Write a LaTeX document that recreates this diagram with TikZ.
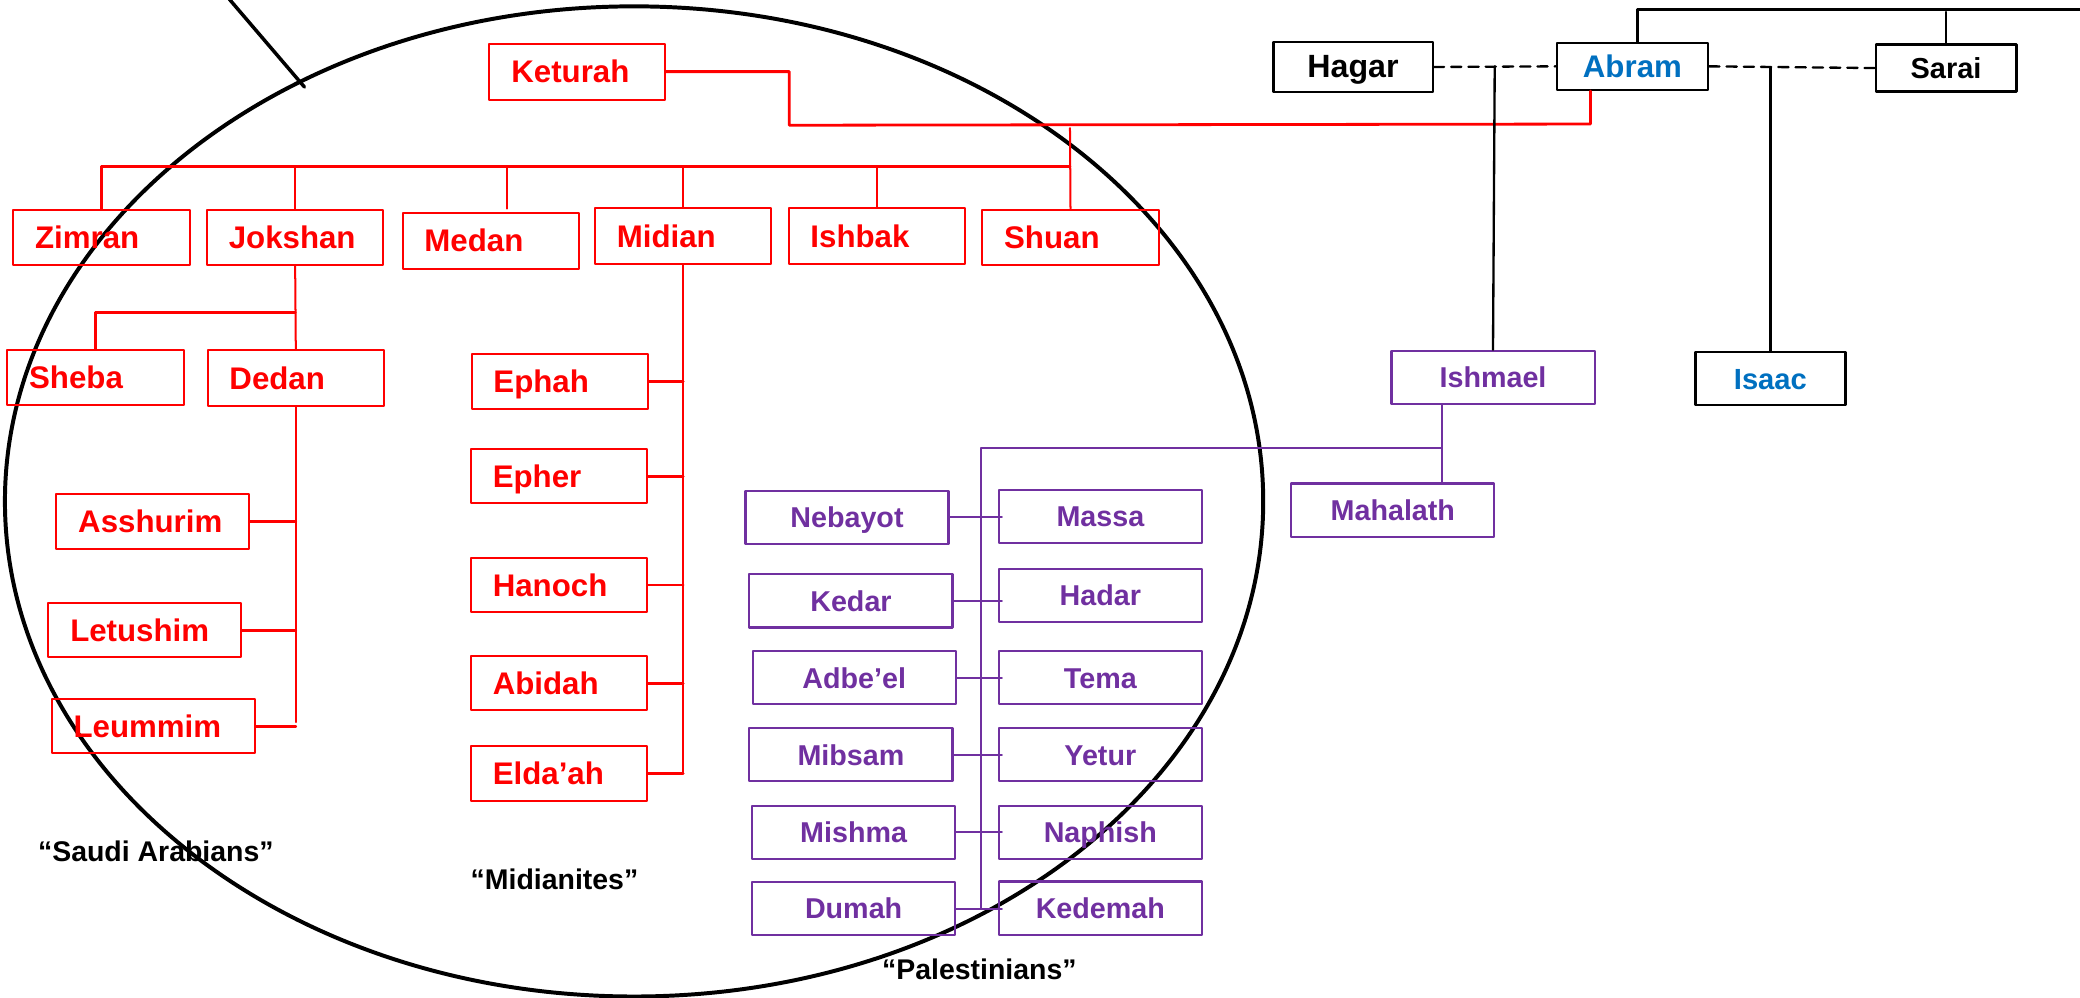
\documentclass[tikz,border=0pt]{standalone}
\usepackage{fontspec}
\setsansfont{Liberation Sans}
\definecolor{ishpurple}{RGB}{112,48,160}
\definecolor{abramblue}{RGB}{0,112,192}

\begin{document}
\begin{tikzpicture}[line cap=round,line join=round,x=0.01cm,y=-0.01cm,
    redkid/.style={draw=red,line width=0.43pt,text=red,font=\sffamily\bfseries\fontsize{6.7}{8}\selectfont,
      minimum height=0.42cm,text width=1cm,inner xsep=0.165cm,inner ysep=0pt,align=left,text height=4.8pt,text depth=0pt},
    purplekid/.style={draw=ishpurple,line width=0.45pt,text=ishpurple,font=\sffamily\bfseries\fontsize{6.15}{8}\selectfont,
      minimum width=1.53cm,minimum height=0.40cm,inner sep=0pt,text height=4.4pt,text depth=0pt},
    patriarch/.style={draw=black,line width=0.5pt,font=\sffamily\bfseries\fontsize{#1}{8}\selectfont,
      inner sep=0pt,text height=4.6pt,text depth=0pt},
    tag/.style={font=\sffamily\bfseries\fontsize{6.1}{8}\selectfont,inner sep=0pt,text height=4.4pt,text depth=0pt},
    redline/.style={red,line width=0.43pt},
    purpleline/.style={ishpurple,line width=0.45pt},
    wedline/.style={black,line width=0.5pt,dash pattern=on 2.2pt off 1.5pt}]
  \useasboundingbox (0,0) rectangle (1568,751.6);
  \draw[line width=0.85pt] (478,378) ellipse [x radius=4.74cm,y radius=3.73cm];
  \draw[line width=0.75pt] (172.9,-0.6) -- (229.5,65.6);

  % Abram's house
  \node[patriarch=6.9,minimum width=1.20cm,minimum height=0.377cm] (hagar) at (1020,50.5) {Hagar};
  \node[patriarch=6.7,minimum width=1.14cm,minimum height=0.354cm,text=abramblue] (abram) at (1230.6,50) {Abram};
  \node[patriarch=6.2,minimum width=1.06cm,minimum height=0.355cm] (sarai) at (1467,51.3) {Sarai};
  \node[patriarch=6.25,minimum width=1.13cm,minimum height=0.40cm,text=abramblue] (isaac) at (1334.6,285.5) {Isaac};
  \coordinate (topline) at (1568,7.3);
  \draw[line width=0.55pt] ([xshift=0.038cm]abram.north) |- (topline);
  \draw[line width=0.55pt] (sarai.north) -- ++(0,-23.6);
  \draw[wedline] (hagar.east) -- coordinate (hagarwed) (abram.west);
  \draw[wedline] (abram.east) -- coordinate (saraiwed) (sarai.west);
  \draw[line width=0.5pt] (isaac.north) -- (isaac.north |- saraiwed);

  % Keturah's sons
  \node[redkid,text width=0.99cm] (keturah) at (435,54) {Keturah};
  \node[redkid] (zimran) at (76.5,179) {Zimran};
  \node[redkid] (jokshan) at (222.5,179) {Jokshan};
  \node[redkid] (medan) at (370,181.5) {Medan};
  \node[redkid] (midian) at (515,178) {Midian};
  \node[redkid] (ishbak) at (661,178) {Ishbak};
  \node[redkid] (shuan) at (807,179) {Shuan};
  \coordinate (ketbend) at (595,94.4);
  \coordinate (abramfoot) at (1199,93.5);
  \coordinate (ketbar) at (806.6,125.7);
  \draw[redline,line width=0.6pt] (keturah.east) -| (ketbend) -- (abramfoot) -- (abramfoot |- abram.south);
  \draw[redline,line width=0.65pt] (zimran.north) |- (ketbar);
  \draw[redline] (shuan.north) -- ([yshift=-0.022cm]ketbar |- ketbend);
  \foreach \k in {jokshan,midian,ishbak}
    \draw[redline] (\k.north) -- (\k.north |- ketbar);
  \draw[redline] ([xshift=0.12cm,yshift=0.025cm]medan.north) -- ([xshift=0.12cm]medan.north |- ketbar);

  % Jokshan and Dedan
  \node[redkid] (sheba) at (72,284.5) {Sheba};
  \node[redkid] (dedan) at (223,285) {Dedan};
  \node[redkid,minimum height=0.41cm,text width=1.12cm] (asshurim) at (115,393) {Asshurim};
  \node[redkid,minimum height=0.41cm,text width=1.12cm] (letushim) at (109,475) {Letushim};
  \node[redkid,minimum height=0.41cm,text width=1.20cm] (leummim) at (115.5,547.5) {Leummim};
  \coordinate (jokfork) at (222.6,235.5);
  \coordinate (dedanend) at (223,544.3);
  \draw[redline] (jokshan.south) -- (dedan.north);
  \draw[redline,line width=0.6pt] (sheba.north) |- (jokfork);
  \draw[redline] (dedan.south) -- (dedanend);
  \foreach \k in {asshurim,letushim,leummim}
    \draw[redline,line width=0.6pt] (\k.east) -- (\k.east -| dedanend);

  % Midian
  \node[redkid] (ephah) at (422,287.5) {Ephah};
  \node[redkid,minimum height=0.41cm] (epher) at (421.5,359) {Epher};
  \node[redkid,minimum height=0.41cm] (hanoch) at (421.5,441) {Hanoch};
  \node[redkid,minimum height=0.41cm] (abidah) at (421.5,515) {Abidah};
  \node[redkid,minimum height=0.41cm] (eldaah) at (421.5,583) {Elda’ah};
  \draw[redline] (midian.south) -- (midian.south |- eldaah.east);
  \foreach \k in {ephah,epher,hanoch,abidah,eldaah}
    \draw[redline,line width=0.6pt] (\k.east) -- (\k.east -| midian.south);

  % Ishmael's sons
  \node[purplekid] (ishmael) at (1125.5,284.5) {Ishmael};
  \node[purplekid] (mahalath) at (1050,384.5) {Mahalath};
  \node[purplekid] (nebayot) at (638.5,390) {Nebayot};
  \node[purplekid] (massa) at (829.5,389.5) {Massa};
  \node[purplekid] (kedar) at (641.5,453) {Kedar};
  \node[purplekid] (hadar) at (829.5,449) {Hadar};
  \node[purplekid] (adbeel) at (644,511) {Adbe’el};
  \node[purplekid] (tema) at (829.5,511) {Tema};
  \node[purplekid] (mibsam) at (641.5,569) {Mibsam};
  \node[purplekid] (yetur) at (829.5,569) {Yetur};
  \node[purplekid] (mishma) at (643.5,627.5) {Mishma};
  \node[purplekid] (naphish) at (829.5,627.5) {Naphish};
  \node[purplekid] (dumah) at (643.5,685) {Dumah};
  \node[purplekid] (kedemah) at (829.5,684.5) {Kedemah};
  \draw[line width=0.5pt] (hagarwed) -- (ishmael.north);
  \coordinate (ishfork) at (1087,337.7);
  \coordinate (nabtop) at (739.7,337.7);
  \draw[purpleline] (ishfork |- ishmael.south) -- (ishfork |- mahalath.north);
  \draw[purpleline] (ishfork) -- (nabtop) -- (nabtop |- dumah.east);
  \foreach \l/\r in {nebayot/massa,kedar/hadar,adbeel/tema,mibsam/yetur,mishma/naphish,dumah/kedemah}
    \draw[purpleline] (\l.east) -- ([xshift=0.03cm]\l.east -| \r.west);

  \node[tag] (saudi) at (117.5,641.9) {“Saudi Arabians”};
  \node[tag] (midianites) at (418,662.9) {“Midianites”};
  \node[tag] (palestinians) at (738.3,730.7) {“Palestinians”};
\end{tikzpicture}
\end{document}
########################################
◆ **Your instructions**:
Working from the lines above, reproduce the material exactly and exclude its pictures.

◆ **Worked answer**:
Write a LaTeX document that recreates this diagram with TikZ.
\documentclass[tikz,border=0pt]{standalone}
\usepackage{fontspec}
\setsansfont{Liberation Sans}
\definecolor{ishpurple}{RGB}{112,48,160}
\definecolor{abramblue}{RGB}{0,112,192}

\begin{document}
\begin{tikzpicture}[line cap=round,line join=round,x=0.01cm,y=-0.01cm,
    redkid/.style={draw=red,line width=0.43pt,text=red,font=\sffamily\bfseries\fontsize{6.7}{8}\selectfont,
      minimum height=0.42cm,text width=1cm,inner xsep=0.165cm,inner ysep=0pt,align=left,text height=4.8pt,text depth=0pt},
    purplekid/.style={draw=ishpurple,line width=0.45pt,text=ishpurple,font=\sffamily\bfseries\fontsize{6.15}{8}\selectfont,
      minimum width=1.53cm,minimum height=0.40cm,inner sep=0pt,text height=4.4pt,text depth=0pt},
    patriarch/.style={draw=black,line width=0.5pt,font=\sffamily\bfseries\fontsize{#1}{8}\selectfont,
      inner sep=0pt,text height=4.6pt,text depth=0pt},
    tag/.style={font=\sffamily\bfseries\fontsize{6.1}{8}\selectfont,inner sep=0pt,text height=4.4pt,text depth=0pt},
    redline/.style={red,line width=0.43pt},
    purpleline/.style={ishpurple,line width=0.45pt},
    wedline/.style={black,line width=0.5pt,dash pattern=on 2.2pt off 1.5pt}]
  \useasboundingbox (0,0) rectangle (1568,751.6);
  \draw[line width=0.85pt] (478,378) ellipse [x radius=4.74cm,y radius=3.73cm];
  \draw[line width=0.75pt] (172.9,-0.6) -- (229.5,65.6);

  % Abram's house
  \node[patriarch=6.9,minimum width=1.20cm,minimum height=0.377cm] (hagar) at (1020,50.5) {Hagar};
  \node[patriarch=6.7,minimum width=1.14cm,minimum height=0.354cm,text=abramblue] (abram) at (1230.6,50) {Abram};
  \node[patriarch=6.2,minimum width=1.06cm,minimum height=0.355cm] (sarai) at (1467,51.3) {Sarai};
  \node[patriarch=6.25,minimum width=1.13cm,minimum height=0.40cm,text=abramblue] (isaac) at (1334.6,285.5) {Isaac};
  \coordinate (topline) at (1568,7.3);
  \draw[line width=0.55pt] ([xshift=0.038cm]abram.north) |- (topline);
  \draw[line width=0.55pt] (sarai.north) -- ++(0,-23.6);
  \draw[wedline] (hagar.east) -- coordinate (hagarwed) (abram.west);
  \draw[wedline] (abram.east) -- coordinate (saraiwed) (sarai.west);
  \draw[line width=0.5pt] (isaac.north) -- (isaac.north |- saraiwed);

  % Keturah's sons
  \node[redkid,text width=0.99cm] (keturah) at (435,54) {Keturah};
  \node[redkid] (zimran) at (76.5,179) {Zimran};
  \node[redkid] (jokshan) at (222.5,179) {Jokshan};
  \node[redkid] (medan) at (370,181.5) {Medan};
  \node[redkid] (midian) at (515,178) {Midian};
  \node[redkid] (ishbak) at (661,178) {Ishbak};
  \node[redkid] (shuan) at (807,179) {Shuan};
  \coordinate (ketbend) at (595,94.4);
  \coordinate (abramfoot) at (1199,93.5);
  \coordinate (ketbar) at (806.6,125.7);
  \draw[redline,line width=0.6pt] (keturah.east) -| (ketbend) -- (abramfoot) -- (abramfoot |- abram.south);
  \draw[redline,line width=0.65pt] (zimran.north) |- (ketbar);
  \draw[redline] (shuan.north) -- ([yshift=-0.022cm]ketbar |- ketbend);
  \foreach \k in {jokshan,midian,ishbak}
    \draw[redline] (\k.north) -- (\k.north |- ketbar);
  \draw[redline] ([xshift=0.12cm,yshift=0.025cm]medan.north) -- ([xshift=0.12cm]medan.north |- ketbar);

  % Jokshan and Dedan
  \node[redkid] (sheba) at (72,284.5) {Sheba};
  \node[redkid] (dedan) at (223,285) {Dedan};
  \node[redkid,minimum height=0.41cm,text width=1.12cm] (asshurim) at (115,393) {Asshurim};
  \node[redkid,minimum height=0.41cm,text width=1.12cm] (letushim) at (109,475) {Letushim};
  \node[redkid,minimum height=0.41cm,text width=1.20cm] (leummim) at (115.5,547.5) {Leummim};
  \coordinate (jokfork) at (222.6,235.5);
  \coordinate (dedanend) at (223,544.3);
  \draw[redline] (jokshan.south) -- (dedan.north);
  \draw[redline,line width=0.6pt] (sheba.north) |- (jokfork);
  \draw[redline] (dedan.south) -- (dedanend);
  \foreach \k in {asshurim,letushim,leummim}
    \draw[redline,line width=0.6pt] (\k.east) -- (\k.east -| dedanend);

  % Midian
  \node[redkid] (ephah) at (422,287.5) {Ephah};
  \node[redkid,minimum height=0.41cm] (epher) at (421.5,359) {Epher};
  \node[redkid,minimum height=0.41cm] (hanoch) at (421.5,441) {Hanoch};
  \node[redkid,minimum height=0.41cm] (abidah) at (421.5,515) {Abidah};
  \node[redkid,minimum height=0.41cm] (eldaah) at (421.5,583) {Elda’ah};
  \draw[redline] (midian.south) -- (midian.south |- eldaah.east);
  \foreach \k in {ephah,epher,hanoch,abidah,eldaah}
    \draw[redline,line width=0.6pt] (\k.east) -- (\k.east -| midian.south);

  % Ishmael's sons
  \node[purplekid] (ishmael) at (1125.5,284.5) {Ishmael};
  \node[purplekid] (mahalath) at (1050,384.5) {Mahalath};
  \node[purplekid] (nebayot) at (638.5,390) {Nebayot};
  \node[purplekid] (massa) at (829.5,389.5) {Massa};
  \node[purplekid] (kedar) at (641.5,453) {Kedar};
  \node[purplekid] (hadar) at (829.5,449) {Hadar};
  \node[purplekid] (adbeel) at (644,511) {Adbe’el};
  \node[purplekid] (tema) at (829.5,511) {Tema};
  \node[purplekid] (mibsam) at (641.5,569) {Mibsam};
  \node[purplekid] (yetur) at (829.5,569) {Yetur};
  \node[purplekid] (mishma) at (643.5,627.5) {Mishma};
  \node[purplekid] (naphish) at (829.5,627.5) {Naphish};
  \node[purplekid] (dumah) at (643.5,685) {Dumah};
  \node[purplekid] (kedemah) at (829.5,684.5) {Kedemah};
  \draw[line width=0.5pt] (hagarwed) -- (ishmael.north);
  \coordinate (ishfork) at (1087,337.7);
  \coordinate (nabtop) at (739.7,337.7);
  \draw[purpleline] (ishfork |- ishmael.south) -- (ishfork |- mahalath.north);
  \draw[purpleline] (ishfork) -- (nabtop) -- (nabtop |- dumah.east);
  \foreach \l/\r in {nebayot/massa,kedar/hadar,adbeel/tema,mibsam/yetur,mishma/naphish,dumah/kedemah}
    \draw[purpleline] (\l.east) -- ([xshift=0.03cm]\l.east -| \r.west);

  \node[tag] (saudi) at (117.5,641.9) {“Saudi Arabians”};
  \node[tag] (midianites) at (418,662.9) {“Midianites”};
  \node[tag] (palestinians) at (738.3,730.7) {“Palestinians”};
\end{tikzpicture}
\end{document}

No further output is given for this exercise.